December 28th, 2010

Save the Budget, Save the State
In the spirit of Jonathan Swift, who also found the state to be very foolish and useless…
…and to point up the stupidity of caging innocent, harmless peopele because of the whim of some power-damaged politicians.

Just about anyone who is awake more than three hours a day knows that the governments at all levels of governing are broke.  You can only spend money like water for so long, before you run out of the stuff, especially when you are relying on the use of force to keep the supply of money coming in from those productive serfs out there.

But there is a simple—nay, elegant and simple—remedy for these budget problems.  Clean out the prisons.1

Yes, you read that right.  More than half of the prisoners are being held in captivity not because they are dangerous to anyone, and not because they have threatened to blow up anything, but because they did something that some government person whose pension is now in danger did not like, or failed to do something that some government employee insisted that they do.  But these peaceful, harmless prisoners never hurt anyone, and they have been put in cages because some government employee—whose pension is now melting away—got into a snit.

So, government employees, here’s the answer: let those 1,300,000 harmless, potentially tax-paying people out of prison, and most of them will go back to work, return to their families, pay some taxes, and never, ever hurt anyone else, just as they were doing before you kidnapped them and locked them away.  Don’t parole them, which still costs a lot: just set them free.

If you do a bit of simple math, you will find that 1,300,000 people set free to fend for themselves, instead of consuming tax dollars at the conservative rate of  $25,000 per year per person, means that if those harmless, non-violent people were released, it would save taxpayers —are you ready for this?—$32,500,000,000.00, give or take a million.  That’s a cool Thirty-Two Billion, Five Hundred Million US Federal Reserve Notes.  Real money, sort of,  even when corrupt politicians and bureaucrats count it.

That would fund a lot of state and federal pensions, and I have not factored in the income taxes, social security taxes, and other taxes these emancipated workers would pay, nor have I factored in their economic contributions to their communities, where many of them were waitresses, bakers, clerks, doctors, dentists, carpenters, mechanics, and a few lawyers, before they were locked up.  They will make money!  They will pay taxes!  They will save the government pensions, because more tax dollars can go to the benefit of the bureaucrats, and less to the prison systems.

How much more elegant can it get?

Iloilo Marguerite Jones  28 December 2010


1 “The average annual operating cost per state inmate in 2001 was $22,650, or $62.05 per day; among facilities operated by the Federal Bureau of Prisons, it was $22,632 per inmate, or $62.01 per day.”[57]

Housing the approximately 500,000 people in jail awaiting trial who cannot afford bail costs $9 billion a year.[58] Most jail inmates are petty, nonviolent offenders.
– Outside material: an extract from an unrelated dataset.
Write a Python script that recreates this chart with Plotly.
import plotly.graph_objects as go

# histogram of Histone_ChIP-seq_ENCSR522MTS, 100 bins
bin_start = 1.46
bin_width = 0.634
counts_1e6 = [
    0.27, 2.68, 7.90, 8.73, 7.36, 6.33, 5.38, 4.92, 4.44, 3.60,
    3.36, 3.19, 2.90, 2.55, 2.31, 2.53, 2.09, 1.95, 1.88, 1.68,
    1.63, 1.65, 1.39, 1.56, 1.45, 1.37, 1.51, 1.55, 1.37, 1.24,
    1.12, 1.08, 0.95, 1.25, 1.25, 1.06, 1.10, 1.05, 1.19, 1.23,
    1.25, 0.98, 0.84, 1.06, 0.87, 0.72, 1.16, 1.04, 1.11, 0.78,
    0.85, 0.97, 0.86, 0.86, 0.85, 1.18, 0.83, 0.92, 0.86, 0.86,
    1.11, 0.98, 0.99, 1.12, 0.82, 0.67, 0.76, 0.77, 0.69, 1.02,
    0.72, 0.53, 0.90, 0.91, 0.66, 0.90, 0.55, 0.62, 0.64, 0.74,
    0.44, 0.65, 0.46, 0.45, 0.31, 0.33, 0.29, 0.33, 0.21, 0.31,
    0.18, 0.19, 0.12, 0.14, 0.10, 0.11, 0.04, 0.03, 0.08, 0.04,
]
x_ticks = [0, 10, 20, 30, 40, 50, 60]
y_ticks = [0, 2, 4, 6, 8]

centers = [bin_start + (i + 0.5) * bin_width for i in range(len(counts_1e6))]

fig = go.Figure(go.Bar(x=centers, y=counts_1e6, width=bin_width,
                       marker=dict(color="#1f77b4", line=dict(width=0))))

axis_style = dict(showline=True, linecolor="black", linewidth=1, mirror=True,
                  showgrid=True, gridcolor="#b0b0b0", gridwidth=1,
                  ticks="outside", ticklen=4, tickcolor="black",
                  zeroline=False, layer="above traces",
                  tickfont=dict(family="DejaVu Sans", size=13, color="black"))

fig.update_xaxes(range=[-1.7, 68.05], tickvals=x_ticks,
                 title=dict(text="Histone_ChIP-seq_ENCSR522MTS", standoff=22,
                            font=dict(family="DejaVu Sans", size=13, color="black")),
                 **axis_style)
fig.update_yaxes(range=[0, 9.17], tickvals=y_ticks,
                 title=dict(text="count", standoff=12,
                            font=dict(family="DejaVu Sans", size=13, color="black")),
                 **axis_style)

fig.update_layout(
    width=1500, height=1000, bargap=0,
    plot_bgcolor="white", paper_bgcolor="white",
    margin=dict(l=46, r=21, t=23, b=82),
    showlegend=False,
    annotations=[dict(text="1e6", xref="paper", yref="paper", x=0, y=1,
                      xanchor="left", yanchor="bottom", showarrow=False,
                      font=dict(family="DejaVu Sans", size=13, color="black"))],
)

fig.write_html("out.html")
Twenty years ago most nonviolent defendants were released on their own recognizance (trusted to show up at trial). Now most are given bail, and most pay a bail bondsman to afford it.[59] 62% of local jail inmates are awaiting trial.[8]

To ease jail overcrowding over 10 counties every year consider building new jails. As an example Lubbock County, Texas has decided to build a $110 million megajail to ease jail overcrowding. Jail costs an average of $60 a day nationally.[59][60] In Broward County, Florida supervised pretrial release costs about $7 a day per person while jail costs $115 a day. The jail system costs a quarter of every county tax dollar in Broward County, and is the single largest expense to the county taxpayer.[61]
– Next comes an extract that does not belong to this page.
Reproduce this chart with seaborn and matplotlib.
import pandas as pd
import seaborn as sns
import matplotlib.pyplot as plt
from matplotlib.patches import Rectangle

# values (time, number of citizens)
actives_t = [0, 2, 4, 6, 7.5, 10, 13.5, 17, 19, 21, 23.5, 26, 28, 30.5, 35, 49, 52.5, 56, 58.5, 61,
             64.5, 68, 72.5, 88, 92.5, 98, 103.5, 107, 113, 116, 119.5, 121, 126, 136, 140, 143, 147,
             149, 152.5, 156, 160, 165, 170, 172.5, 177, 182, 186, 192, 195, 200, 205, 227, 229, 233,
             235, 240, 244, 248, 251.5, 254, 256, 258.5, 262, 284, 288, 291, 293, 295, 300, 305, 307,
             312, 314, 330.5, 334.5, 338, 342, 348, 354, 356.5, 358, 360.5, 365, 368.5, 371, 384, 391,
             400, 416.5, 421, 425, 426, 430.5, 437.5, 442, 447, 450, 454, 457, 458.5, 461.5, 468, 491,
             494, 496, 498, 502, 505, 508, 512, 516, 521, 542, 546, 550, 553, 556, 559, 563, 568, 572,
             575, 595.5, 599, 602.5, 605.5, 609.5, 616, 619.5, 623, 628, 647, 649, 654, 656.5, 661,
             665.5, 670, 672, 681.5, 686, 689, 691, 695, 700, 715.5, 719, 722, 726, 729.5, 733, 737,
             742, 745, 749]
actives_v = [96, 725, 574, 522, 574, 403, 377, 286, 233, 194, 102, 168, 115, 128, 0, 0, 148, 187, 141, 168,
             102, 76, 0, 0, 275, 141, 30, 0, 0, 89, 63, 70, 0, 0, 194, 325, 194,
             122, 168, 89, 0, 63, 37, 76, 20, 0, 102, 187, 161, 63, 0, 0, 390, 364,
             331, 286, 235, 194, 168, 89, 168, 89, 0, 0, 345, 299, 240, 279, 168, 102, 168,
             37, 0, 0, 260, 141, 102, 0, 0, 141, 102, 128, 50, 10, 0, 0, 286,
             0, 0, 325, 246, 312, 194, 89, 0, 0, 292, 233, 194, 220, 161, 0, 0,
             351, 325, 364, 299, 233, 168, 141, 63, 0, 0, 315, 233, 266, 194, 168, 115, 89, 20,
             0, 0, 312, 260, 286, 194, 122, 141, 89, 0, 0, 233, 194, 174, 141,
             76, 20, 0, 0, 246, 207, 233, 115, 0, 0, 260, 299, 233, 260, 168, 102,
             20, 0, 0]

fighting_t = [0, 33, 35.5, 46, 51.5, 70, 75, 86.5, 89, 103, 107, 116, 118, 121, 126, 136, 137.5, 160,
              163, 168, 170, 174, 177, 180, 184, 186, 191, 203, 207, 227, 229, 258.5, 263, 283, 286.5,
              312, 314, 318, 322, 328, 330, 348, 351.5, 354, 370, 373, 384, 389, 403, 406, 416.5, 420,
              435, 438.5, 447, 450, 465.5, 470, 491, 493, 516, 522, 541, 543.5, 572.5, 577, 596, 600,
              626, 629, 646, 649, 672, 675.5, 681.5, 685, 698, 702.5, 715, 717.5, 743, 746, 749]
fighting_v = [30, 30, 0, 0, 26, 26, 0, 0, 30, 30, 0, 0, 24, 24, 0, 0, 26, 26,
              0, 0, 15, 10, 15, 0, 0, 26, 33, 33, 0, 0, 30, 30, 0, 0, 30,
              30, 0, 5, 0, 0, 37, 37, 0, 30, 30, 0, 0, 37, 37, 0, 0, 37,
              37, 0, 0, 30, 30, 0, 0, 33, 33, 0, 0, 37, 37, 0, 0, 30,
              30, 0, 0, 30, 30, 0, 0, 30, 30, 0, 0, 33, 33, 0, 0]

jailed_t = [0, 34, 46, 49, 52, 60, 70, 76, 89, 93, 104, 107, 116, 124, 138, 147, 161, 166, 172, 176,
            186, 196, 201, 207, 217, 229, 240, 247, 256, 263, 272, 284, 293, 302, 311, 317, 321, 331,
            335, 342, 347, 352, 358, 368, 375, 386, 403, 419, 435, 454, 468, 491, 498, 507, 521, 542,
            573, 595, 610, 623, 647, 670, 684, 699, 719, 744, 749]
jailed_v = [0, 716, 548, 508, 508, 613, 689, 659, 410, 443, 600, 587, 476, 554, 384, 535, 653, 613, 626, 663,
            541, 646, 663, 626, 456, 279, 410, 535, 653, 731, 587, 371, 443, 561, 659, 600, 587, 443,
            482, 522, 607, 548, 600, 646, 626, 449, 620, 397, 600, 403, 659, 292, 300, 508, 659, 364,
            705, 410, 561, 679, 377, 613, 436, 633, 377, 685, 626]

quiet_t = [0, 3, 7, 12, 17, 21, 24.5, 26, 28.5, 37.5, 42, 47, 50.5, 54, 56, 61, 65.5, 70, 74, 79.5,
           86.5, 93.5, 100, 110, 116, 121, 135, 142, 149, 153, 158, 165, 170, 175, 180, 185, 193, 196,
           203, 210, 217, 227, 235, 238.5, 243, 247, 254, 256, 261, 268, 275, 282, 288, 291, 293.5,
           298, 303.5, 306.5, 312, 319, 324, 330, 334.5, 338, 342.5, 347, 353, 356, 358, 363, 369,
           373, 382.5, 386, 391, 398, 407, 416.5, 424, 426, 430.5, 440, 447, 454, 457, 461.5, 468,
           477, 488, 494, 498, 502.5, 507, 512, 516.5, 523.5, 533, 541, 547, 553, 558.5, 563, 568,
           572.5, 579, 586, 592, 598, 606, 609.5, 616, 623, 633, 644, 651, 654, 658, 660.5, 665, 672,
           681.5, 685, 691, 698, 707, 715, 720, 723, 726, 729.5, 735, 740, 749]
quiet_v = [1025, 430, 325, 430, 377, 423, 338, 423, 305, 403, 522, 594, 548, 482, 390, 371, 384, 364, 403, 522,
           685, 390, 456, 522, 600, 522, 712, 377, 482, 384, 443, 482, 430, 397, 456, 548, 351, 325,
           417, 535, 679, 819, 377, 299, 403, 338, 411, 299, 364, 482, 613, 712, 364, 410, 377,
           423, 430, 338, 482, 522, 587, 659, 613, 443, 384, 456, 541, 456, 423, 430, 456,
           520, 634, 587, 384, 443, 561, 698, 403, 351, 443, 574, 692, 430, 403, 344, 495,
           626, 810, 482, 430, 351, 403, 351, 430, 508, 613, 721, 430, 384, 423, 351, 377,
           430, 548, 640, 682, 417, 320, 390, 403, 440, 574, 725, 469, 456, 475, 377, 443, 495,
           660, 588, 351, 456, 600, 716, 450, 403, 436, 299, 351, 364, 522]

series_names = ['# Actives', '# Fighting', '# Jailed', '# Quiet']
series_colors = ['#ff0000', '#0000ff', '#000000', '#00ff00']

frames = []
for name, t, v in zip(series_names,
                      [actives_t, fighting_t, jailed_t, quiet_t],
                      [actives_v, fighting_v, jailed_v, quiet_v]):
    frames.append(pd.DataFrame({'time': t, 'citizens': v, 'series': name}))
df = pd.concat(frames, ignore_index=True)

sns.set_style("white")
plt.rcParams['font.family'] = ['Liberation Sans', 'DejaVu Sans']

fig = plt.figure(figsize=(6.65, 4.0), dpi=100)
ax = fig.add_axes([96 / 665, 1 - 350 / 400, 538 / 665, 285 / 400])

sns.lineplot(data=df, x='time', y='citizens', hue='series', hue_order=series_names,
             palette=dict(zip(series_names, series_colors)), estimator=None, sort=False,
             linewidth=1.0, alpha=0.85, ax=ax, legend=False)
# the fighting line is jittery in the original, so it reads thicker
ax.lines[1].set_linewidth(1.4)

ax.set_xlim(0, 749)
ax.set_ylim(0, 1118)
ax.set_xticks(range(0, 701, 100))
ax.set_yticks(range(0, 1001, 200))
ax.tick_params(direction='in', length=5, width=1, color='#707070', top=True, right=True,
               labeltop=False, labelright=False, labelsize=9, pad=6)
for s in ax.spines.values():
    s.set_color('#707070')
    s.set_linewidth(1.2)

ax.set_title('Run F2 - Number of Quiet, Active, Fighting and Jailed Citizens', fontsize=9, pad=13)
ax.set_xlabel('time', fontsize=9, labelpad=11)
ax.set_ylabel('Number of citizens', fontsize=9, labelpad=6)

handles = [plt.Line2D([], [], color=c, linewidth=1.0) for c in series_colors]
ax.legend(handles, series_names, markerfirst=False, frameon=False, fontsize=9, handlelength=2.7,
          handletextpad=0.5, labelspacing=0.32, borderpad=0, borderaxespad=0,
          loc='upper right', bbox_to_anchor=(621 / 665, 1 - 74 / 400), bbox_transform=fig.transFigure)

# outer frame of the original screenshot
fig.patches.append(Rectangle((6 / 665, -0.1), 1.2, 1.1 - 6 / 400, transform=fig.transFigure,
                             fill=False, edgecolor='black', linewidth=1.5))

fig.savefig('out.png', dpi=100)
The United States has the highest documented incarceration rate in the world.[4][5] The U.S. incarceration rate on June 30, 2009 was 748 inmates per 100,000 U.S. residents, or 0.75%.[6] The USA also has the highest total documented prison and jail population in the world.[4][7][8]

According to the U.S. Bureau of Justice Statistics (BJS) 7,225,800 people at yearend 2009 were on probation, in jail or prison, or on parole — about 3.1% of adults in the U.S. resident population, or 1 in every 32 adults.[9][10]

As of June 2009, 2,297,400 were incarcerated in U.S. prisons and jails.[6][2] In addition, there were 92,854 held in juvenile facilities as of the 2006 Census of Juveniles in Residential Placement (CJRP), conducted by the Office of Juvenile Justice and Delinquency Prevention.[11][12]